Problem statement: Return every line below as is, leaving out the pictures.

** START Data section **

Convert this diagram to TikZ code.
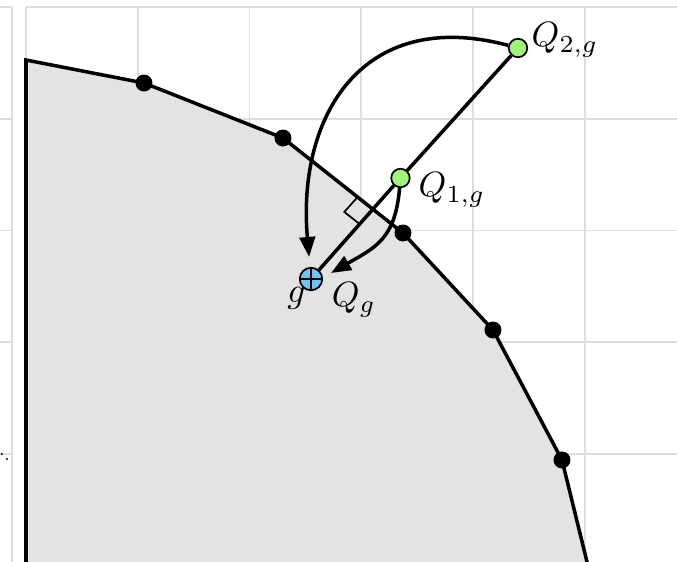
\documentclass[tikz,border=0pt]{standalone}
\usetikzlibrary{arrows.meta,calc}
\definecolor{gridgray}{HTML}{DDDDDD}
\definecolor{regiongray}{HTML}{E3E3E3}
\definecolor{ptgreen}{HTML}{A3F27A}
\definecolor{ptblue}{HTML}{72C3F2}
\begin{document}
\begin{tikzpicture}[
  gline/.style={gridgray, line width=0.55pt},
  vtx/.style={circle, fill=black, inner sep=0pt, minimum size=1.7mm},
  qpt/.style={circle, draw, line width=0.5pt, fill=ptgreen, inner sep=0pt, minimum size=1.85mm},
  gpt/.style={circle, draw, line width=0.5pt, fill=ptblue, inner sep=0pt, minimum size=2.25mm},
  curv/.style={line width=1pt, -{Triangle[length=2mm, width=1.55mm]}}]
  \useasboundingbox (0,0) rectangle (6.77,5.62);
  \clip (0,0) rectangle (6.77,5.62);
  % grid
  \foreach \i in {0,...,5}
    \draw[gline] ({0.26+1.1175*\i},0) -- ({0.26+1.1175*\i},5.55);
  \foreach \j in {0,...,4} {
    \draw[gline] (0.26,{5.55-1.1175*\j}) -- (6.8,{5.55-1.1175*\j});
    \draw[gline] (-0.1,{5.55-1.1175*\j}) -- (0.12,{5.55-1.1175*\j});
  }
  \draw[gline] (0.12,0) -- (0.12,5.55);
  \fill (0.017,1.08) circle (0.3pt) (0.07,1.03) circle (0.3pt);
  % region
  \coordinate (p1) at (0.26,5.02);
  \coordinate (p2) at (1.44,4.79);
  \coordinate (p3) at (2.83,4.24);
  \coordinate (p4) at (4.03,3.29);
  \coordinate (p5) at (4.93,2.32);
  \coordinate (p6) at (5.62,1.02);
  \coordinate (p7) at (5.895,-0.1);
  \fill[regiongray] (0.26,-0.1) -- (p1) -- (p2) -- (p3) -- (p4) -- (p5) -- (p6) -- (p7) -- cycle;
  \draw[line width=1pt] (0.26,-0.1) -- (p1) -- (p2) -- (p3) -- (p4) -- (p5) -- (p6) -- (p7);
  \foreach \k in {2,...,6}
    \node[vtx] (d\k) at (p\k) {};
  % projection
  \node[qpt] (Q2) at (5.18,5.14) {};
  \node[qpt] (Q1) at (4.005,3.84) {};
  \node[gpt] (g) at (3.11,2.83) {};
  \draw[line width=0.5pt] (g.north) -- (g.south) (g.west) -- (g.east);
  \draw[line width=1pt] (Q2) -- (Q1);
  \draw[line width=1pt] (Q1) -- (g);
  \coordinate (F) at (intersection of Q2.center--g.center and p3--p4);
  \coordinate (ra1) at ($(F)!2mm!(p3)$);
  \coordinate (ra2) at ($(F)!2mm!(g.center)$);
  \draw[line width=0.5pt] (ra1) -- ($(ra1)+(ra2)-(F)$) -- (ra2);
  \coordinate (Qg) at (3.31,2.89);
  \node (lQ2) at (5.65,5.22) {$Q_{2,g}$};
  \node (lQ1) at (4.52,3.72) {$Q_{1,g}$};
  \node (lg) at (2.965,2.64) {$g$};
  \node (lQg) at (3.54,2.62) {$Q_g$};
  \draw[curv, shorten >=1mm] (Q2) to[out=165, in=95, looseness=1.3] (g);
  \draw[curv] (Q1) to[out=-95, in=30, looseness=1.2] (Qg);
\end{tikzpicture}
\end{document}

** END Data section **

Solution to the exercise:
Convert this diagram to TikZ code.
\documentclass[tikz,border=0pt]{standalone}
\usetikzlibrary{arrows.meta,calc}
\definecolor{gridgray}{HTML}{DDDDDD}
\definecolor{regiongray}{HTML}{E3E3E3}
\definecolor{ptgreen}{HTML}{A3F27A}
\definecolor{ptblue}{HTML}{72C3F2}
\begin{document}
\begin{tikzpicture}[
  gline/.style={gridgray, line width=0.55pt},
  vtx/.style={circle, fill=black, inner sep=0pt, minimum size=1.7mm},
  qpt/.style={circle, draw, line width=0.5pt, fill=ptgreen, inner sep=0pt, minimum size=1.85mm},
  gpt/.style={circle, draw, line width=0.5pt, fill=ptblue, inner sep=0pt, minimum size=2.25mm},
  curv/.style={line width=1pt, -{Triangle[length=2mm, width=1.55mm]}}]
  \useasboundingbox (0,0) rectangle (6.77,5.62);
  \clip (0,0) rectangle (6.77,5.62);
  % grid
  \foreach \i in {0,...,5}
    \draw[gline] ({0.26+1.1175*\i},0) -- ({0.26+1.1175*\i},5.55);
  \foreach \j in {0,...,4} {
    \draw[gline] (0.26,{5.55-1.1175*\j}) -- (6.8,{5.55-1.1175*\j});
    \draw[gline] (-0.1,{5.55-1.1175*\j}) -- (0.12,{5.55-1.1175*\j});
  }
  \draw[gline] (0.12,0) -- (0.12,5.55);
  \fill (0.017,1.08) circle (0.3pt) (0.07,1.03) circle (0.3pt);
  % region
  \coordinate (p1) at (0.26,5.02);
  \coordinate (p2) at (1.44,4.79);
  \coordinate (p3) at (2.83,4.24);
  \coordinate (p4) at (4.03,3.29);
  \coordinate (p5) at (4.93,2.32);
  \coordinate (p6) at (5.62,1.02);
  \coordinate (p7) at (5.895,-0.1);
  \fill[regiongray] (0.26,-0.1) -- (p1) -- (p2) -- (p3) -- (p4) -- (p5) -- (p6) -- (p7) -- cycle;
  \draw[line width=1pt] (0.26,-0.1) -- (p1) -- (p2) -- (p3) -- (p4) -- (p5) -- (p6) -- (p7);
  \foreach \k in {2,...,6}
    \node[vtx] (d\k) at (p\k) {};
  % projection
  \node[qpt] (Q2) at (5.18,5.14) {};
  \node[qpt] (Q1) at (4.005,3.84) {};
  \node[gpt] (g) at (3.11,2.83) {};
  \draw[line width=0.5pt] (g.north) -- (g.south) (g.west) -- (g.east);
  \draw[line width=1pt] (Q2) -- (Q1);
  \draw[line width=1pt] (Q1) -- (g);
  \coordinate (F) at (intersection of Q2.center--g.center and p3--p4);
  \coordinate (ra1) at ($(F)!2mm!(p3)$);
  \coordinate (ra2) at ($(F)!2mm!(g.center)$);
  \draw[line width=0.5pt] (ra1) -- ($(ra1)+(ra2)-(F)$) -- (ra2);
  \coordinate (Qg) at (3.31,2.89);
  \node (lQ2) at (5.65,5.22) {$Q_{2,g}$};
  \node (lQ1) at (4.52,3.72) {$Q_{1,g}$};
  \node (lg) at (2.965,2.64) {$g$};
  \node (lQg) at (3.54,2.62) {$Q_g$};
  \draw[curv, shorten >=1mm] (Q2) to[out=165, in=95, looseness=1.3] (g);
  \draw[curv] (Q1) to[out=-95, in=30, looseness=1.2] (Qg);
\end{tikzpicture}
\end{document}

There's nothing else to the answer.